* _Provided material_
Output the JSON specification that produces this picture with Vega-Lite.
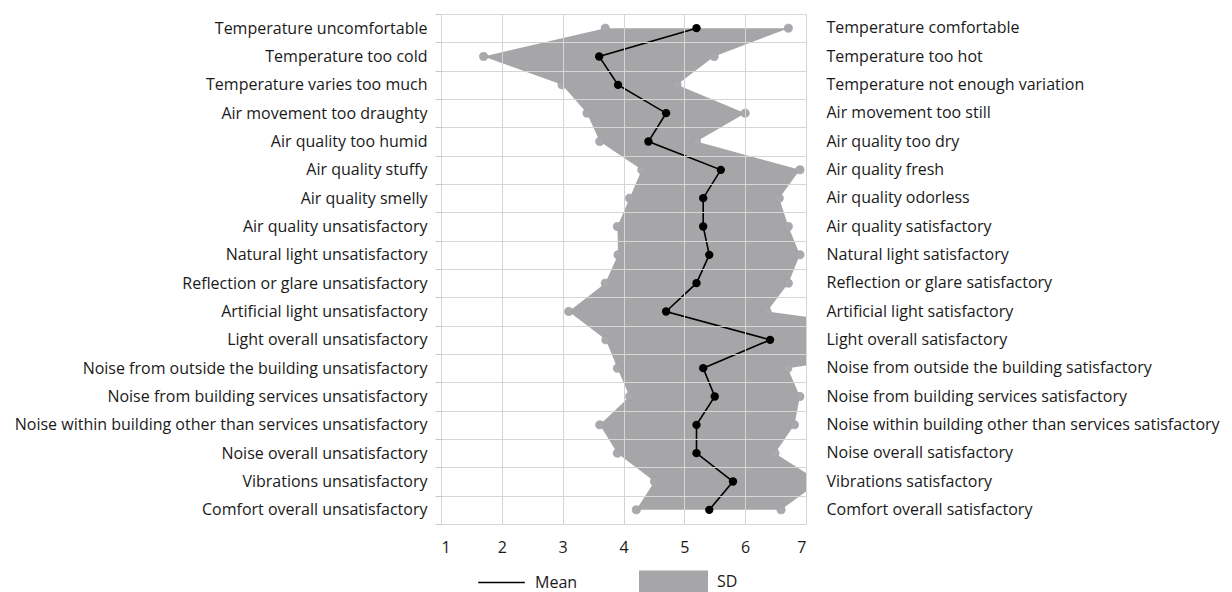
{
  "$schema": "https://vega.github.io/schema/vega-lite/v6.json",
  "width": 365,
  "height": 510,
  "autosize": {"type": "none"},
  "padding": {"left": 441, "top": 14, "right": 426, "bottom": 68},
  "background": "white",
  "config": {
    "view": {"stroke": null},
    "font": "Open Sans",
    "legend": {"labelFont": "Open Sans", "labelFontSize": 16, "labelColor": "#1a1a1a", "padding": 0}
  },
  "data": {
    "values": [
      {"row": 1, "left": "Temperature uncomfortable", "right": "Temperature comfortable", "mean": 5.2, "lo": 3.7, "hi": 6.71},
      {"row": 2, "left": "Temperature too cold", "right": "Temperature too hot", "mean": 3.6, "lo": 1.7, "hi": 5.49},
      {"row": 3, "left": "Temperature varies too much", "right": "Temperature not enough variation", "mean": 3.91, "lo": 2.99, "hi": 4.88},
      {"row": 4, "left": "Air movement too draughty", "right": "Air movement too still", "mean": 4.7, "lo": 3.4, "hi": 6.0},
      {"row": 5, "left": "Air quality too humid", "right": "Air quality too dry", "mean": 4.41, "lo": 3.61, "hi": 5.2},
      {"row": 6, "left": "Air quality stuffy", "right": "Air quality fresh", "mean": 5.6, "lo": 4.3, "hi": 6.9},
      {"row": 7, "left": "Air quality smelly", "right": "Air quality odorless", "mean": 5.31, "lo": 4.1, "hi": 6.56},
      {"row": 8, "left": "Air quality unsatisfactory", "right": "Air quality satisfactory", "mean": 5.31, "lo": 3.9, "hi": 6.71},
      {"row": 9, "left": "Natural light unsatisfactory", "right": "Natural light satisfactory", "mean": 5.41, "lo": 3.91, "hi": 6.9},
      {"row": 10, "left": "Reflection or glare unsatisfactory", "right": "Reflection or glare satisfactory", "mean": 5.2, "lo": 3.7, "hi": 6.71},
      {"row": 11, "left": "Artificial light unsatisfactory", "right": "Artificial light satisfactory", "mean": 4.7, "lo": 3.1, "hi": 6.36},
      {"row": 12, "left": "Light overall unsatisfactory", "right": "Light overall satisfactory", "mean": 6.41, "lo": 3.71, "hi": 9.8},
      {"row": 13, "left": "Noise from outside the building unsatisfactory", "right": "Noise from outside the building satisfactory", "mean": 5.31, "lo": 3.9, "hi": 6.7},
      {"row": 14, "left": "Noise from building services unsatisfactory", "right": "Noise from building services satisfactory", "mean": 5.5, "lo": 4.1, "hi": 6.9},
      {"row": 15, "left": "Noise within building other than services unsatisfactory", "right": "Noise within building other than services satisfactory", "mean": 5.2, "lo": 3.61, "hi": 6.81},
      {"row": 16, "left": "Noise overall unsatisfactory", "right": "Noise overall satisfactory", "mean": 5.2, "lo": 3.9, "hi": 6.49},
      {"row": 17, "left": "Vibrations unsatisfactory", "right": "Vibrations satisfactory", "mean": 5.8, "lo": 4.51, "hi": 7.22},
      {"row": 18, "left": "Comfort overall unsatisfactory", "right": "Comfort overall satisfactory", "mean": 5.41, "lo": 4.21, "hi": 6.59}
    ]
  },
  "layer": [
    {
      "mark": {"type": "point", "opacity": 0},
      "encoding": {
        "x": {
          "field": "mean", "type": "quantitative", "title": null,
          "scale": {"domain": [1, 7], "nice": false, "zero": false},
          "axis": {
            "values": [1, 2, 3, 4, 5, 6, 7], "format": "d", "grid": true, "gridColor": "#d4d4d4", "ticks": false, "domain": false,
            "labelFont": "Open Sans", "labelFontSize": 16, "labelColor": "#1a1a1a", "labelPadding": 15, "zindex": 1
          }
        },
        "y": {
          "field": "left", "type": "nominal", "sort": null, "bandPosition": 0.5, "title": null,
          "scale": {"type": "band", "paddingInner": 0, "paddingOuter": 0},
          "axis": {
            "orient": "left", "tickBand": "extent", "grid": true, "gridColor": "#d6d6d6", "gridWidth": 1,
            "ticks": true, "tickSize": 6, "tickColor": "#c8c8c8", "domain": false, "zindex": 1,
            "labelFont": "Open Sans", "labelFontSize": 16, "labelColor": "#1a1a1a", "labelPadding": 8, "labelLimit": 600
          }
        }
      }
    },
    {
      "encoding": {
        "y": {
          "field": "row", "type": "quantitative", "title": null,
          "scale": {"domain": [0.5, 18.5], "reverse": true, "nice": false, "zero": false},
          "axis": null
        }
      },
      "layer": [
        {
          "mark": {"type": "area", "clip": true},
          "encoding": {
            "x": {"field": "lo", "type": "quantitative", "title": null},
            "x2": {"field": "hi"},
            "fill": {
              "datum": "SD", "type": "nominal",
              "scale": {"range": ["#a6a6a8"]},
              "legend": {
                "title": null, "orient": "none", "legendX": 198, "legendY": 533,
                "symbolType": "M-1,-0.32H1V0.32H-1Z", "symbolSize": 4761, "symbolStrokeWidth": 0,
                "labelOffset": 9, "labelFontSize": 16
              }
            }
          }
        },
        {
          "mark": {"type": "point", "filled": true, "clip": true, "fill": "#a9a9ab", "stroke": "#9aa2aa", "strokeWidth": 0.8, "size": 65, "opacity": 1},
          "encoding": {"x": {"field": "lo", "type": "quantitative", "title": null}}
        },
        {
          "mark": {"type": "point", "filled": true, "clip": true, "fill": "#a9a9ab", "stroke": "#9aa2aa", "strokeWidth": 0.8, "size": 65, "opacity": 1},
          "encoding": {"x": {"field": "hi", "type": "quantitative", "title": null}}
        },
        {
          "mark": {"type": "line", "strokeWidth": 1.6, "clip": true},
          "encoding": {
            "x": {"field": "mean", "type": "quantitative", "title": null},
            "order": {"field": "row", "type": "quantitative"},
            "stroke": {
              "datum": "Mean", "type": "nominal",
              "scale": {"range": ["#000000"]},
              "legend": {
                "title": null, "orient": "none", "legendX": 36, "legendY": 544,
                "symbolType": "stroke", "symbolSize": 2172, "symbolStrokeWidth": 1.6,
                "labelOffset": 9, "labelFontSize": 16
              }
            }
          }
        },
        {
          "mark": {"type": "point", "filled": true, "color": "#000000", "size": 70, "opacity": 1},
          "encoding": {"x": {"field": "mean", "type": "quantitative", "title": null}}
        }
      ]
    },
    {
      "mark": {"type": "point", "opacity": 0},
      "encoding": {
        "x": {"field": "mean", "type": "quantitative", "title": null},
        "y": {
          "field": "right", "type": "nominal", "sort": null, "bandPosition": 0.5, "title": null,
          "scale": {"type": "band", "paddingInner": 0, "paddingOuter": 0},
          "axis": {
            "orient": "right", "grid": false, "ticks": false, "domain": false,
            "labelFont": "Open Sans", "labelFontSize": 16, "labelColor": "#1a1a1a", "labelPadding": 20, "labelLimit": 600
          }
        }
      }
    }
  ],
  "resolve": {"scale": {"y": "independent"}, "axis": {"y": "independent"}}
}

* _Direction_
Write out again every line above exactly as given; the pictures do not belong in the copy.

* _Final result_
Output the JSON specification that produces this picture with Vega-Lite.
{
  "$schema": "https://vega.github.io/schema/vega-lite/v6.json",
  "width": 365,
  "height": 510,
  "autosize": {"type": "none"},
  "padding": {"left": 441, "top": 14, "right": 426, "bottom": 68},
  "background": "white",
  "config": {
    "view": {"stroke": null},
    "font": "Open Sans",
    "legend": {"labelFont": "Open Sans", "labelFontSize": 16, "labelColor": "#1a1a1a", "padding": 0}
  },
  "data": {
    "values": [
      {"row": 1, "left": "Temperature uncomfortable", "right": "Temperature comfortable", "mean": 5.2, "lo": 3.7, "hi": 6.71},
      {"row": 2, "left": "Temperature too cold", "right": "Temperature too hot", "mean": 3.6, "lo": 1.7, "hi": 5.49},
      {"row": 3, "left": "Temperature varies too much", "right": "Temperature not enough variation", "mean": 3.91, "lo": 2.99, "hi": 4.88},
      {"row": 4, "left": "Air movement too draughty", "right": "Air movement too still", "mean": 4.7, "lo": 3.4, "hi": 6.0},
      {"row": 5, "left": "Air quality too humid", "right": "Air quality too dry", "mean": 4.41, "lo": 3.61, "hi": 5.2},
      {"row": 6, "left": "Air quality stuffy", "right": "Air quality fresh", "mean": 5.6, "lo": 4.3, "hi": 6.9},
      {"row": 7, "left": "Air quality smelly", "right": "Air quality odorless", "mean": 5.31, "lo": 4.1, "hi": 6.56},
      {"row": 8, "left": "Air quality unsatisfactory", "right": "Air quality satisfactory", "mean": 5.31, "lo": 3.9, "hi": 6.71},
      {"row": 9, "left": "Natural light unsatisfactory", "right": "Natural light satisfactory", "mean": 5.41, "lo": 3.91, "hi": 6.9},
      {"row": 10, "left": "Reflection or glare unsatisfactory", "right": "Reflection or glare satisfactory", "mean": 5.2, "lo": 3.7, "hi": 6.71},
      {"row": 11, "left": "Artificial light unsatisfactory", "right": "Artificial light satisfactory", "mean": 4.7, "lo": 3.1, "hi": 6.36},
      {"row": 12, "left": "Light overall unsatisfactory", "right": "Light overall satisfactory", "mean": 6.41, "lo": 3.71, "hi": 9.8},
      {"row": 13, "left": "Noise from outside the building unsatisfactory", "right": "Noise from outside the building satisfactory", "mean": 5.31, "lo": 3.9, "hi": 6.7},
      {"row": 14, "left": "Noise from building services unsatisfactory", "right": "Noise from building services satisfactory", "mean": 5.5, "lo": 4.1, "hi": 6.9},
      {"row": 15, "left": "Noise within building other than services unsatisfactory", "right": "Noise within building other than services satisfactory", "mean": 5.2, "lo": 3.61, "hi": 6.81},
      {"row": 16, "left": "Noise overall unsatisfactory", "right": "Noise overall satisfactory", "mean": 5.2, "lo": 3.9, "hi": 6.49},
      {"row": 17, "left": "Vibrations unsatisfactory", "right": "Vibrations satisfactory", "mean": 5.8, "lo": 4.51, "hi": 7.22},
      {"row": 18, "left": "Comfort overall unsatisfactory", "right": "Comfort overall satisfactory", "mean": 5.41, "lo": 4.21, "hi": 6.59}
    ]
  },
  "layer": [
    {
      "mark": {"type": "point", "opacity": 0},
      "encoding": {
        "x": {
          "field": "mean", "type": "quantitative", "title": null,
          "scale": {"domain": [1, 7], "nice": false, "zero": false},
          "axis": {
            "values": [1, 2, 3, 4, 5, 6, 7], "format": "d", "grid": true, "gridColor": "#d4d4d4", "ticks": false, "domain": false,
            "labelFont": "Open Sans", "labelFontSize": 16, "labelColor": "#1a1a1a", "labelPadding": 15, "zindex": 1
          }
        },
        "y": {
          "field": "left", "type": "nominal", "sort": null, "bandPosition": 0.5, "title": null,
          "scale": {"type": "band", "paddingInner": 0, "paddingOuter": 0},
          "axis": {
            "orient": "left", "tickBand": "extent", "grid": true, "gridColor": "#d6d6d6", "gridWidth": 1,
            "ticks": true, "tickSize": 6, "tickColor": "#c8c8c8", "domain": false, "zindex": 1,
            "labelFont": "Open Sans", "labelFontSize": 16, "labelColor": "#1a1a1a", "labelPadding": 8, "labelLimit": 600
          }
        }
      }
    },
    {
      "encoding": {
        "y": {
          "field": "row", "type": "quantitative", "title": null,
          "scale": {"domain": [0.5, 18.5], "reverse": true, "nice": false, "zero": false},
          "axis": null
        }
      },
      "layer": [
        {
          "mark": {"type": "area", "clip": true},
          "encoding": {
            "x": {"field": "lo", "type": "quantitative", "title": null},
            "x2": {"field": "hi"},
            "fill": {
              "datum": "SD", "type": "nominal",
              "scale": {"range": ["#a6a6a8"]},
              "legend": {
                "title": null, "orient": "none", "legendX": 198, "legendY": 533,
                "symbolType": "M-1,-0.32H1V0.32H-1Z", "symbolSize": 4761, "symbolStrokeWidth": 0,
                "labelOffset": 9, "labelFontSize": 16
              }
            }
          }
        },
        {
          "mark": {"type": "point", "filled": true, "clip": true, "fill": "#a9a9ab", "stroke": "#9aa2aa", "strokeWidth": 0.8, "size": 65, "opacity": 1},
          "encoding": {"x": {"field": "lo", "type": "quantitative", "title": null}}
        },
        {
          "mark": {"type": "point", "filled": true, "clip": true, "fill": "#a9a9ab", "stroke": "#9aa2aa", "strokeWidth": 0.8, "size": 65, "opacity": 1},
          "encoding": {"x": {"field": "hi", "type": "quantitative", "title": null}}
        },
        {
          "mark": {"type": "line", "strokeWidth": 1.6, "clip": true},
          "encoding": {
            "x": {"field": "mean", "type": "quantitative", "title": null},
            "order": {"field": "row", "type": "quantitative"},
            "stroke": {
              "datum": "Mean", "type": "nominal",
              "scale": {"range": ["#000000"]},
              "legend": {
                "title": null, "orient": "none", "legendX": 36, "legendY": 544,
                "symbolType": "stroke", "symbolSize": 2172, "symbolStrokeWidth": 1.6,
                "labelOffset": 9, "labelFontSize": 16
              }
            }
          }
        },
        {
          "mark": {"type": "point", "filled": true, "color": "#000000", "size": 70, "opacity": 1},
          "encoding": {"x": {"field": "mean", "type": "quantitative", "title": null}}
        }
      ]
    },
    {
      "mark": {"type": "point", "opacity": 0},
      "encoding": {
        "x": {"field": "mean", "type": "quantitative", "title": null},
        "y": {
          "field": "right", "type": "nominal", "sort": null, "bandPosition": 0.5, "title": null,
          "scale": {"type": "band", "paddingInner": 0, "paddingOuter": 0},
          "axis": {
            "orient": "right", "grid": false, "ticks": false, "domain": false,
            "labelFont": "Open Sans", "labelFontSize": 16, "labelColor": "#1a1a1a", "labelPadding": 20, "labelLimit": 600
          }
        }
      }
    }
  ],
  "resolve": {"scale": {"y": "independent"}, "axis": {"y": "independent"}}
}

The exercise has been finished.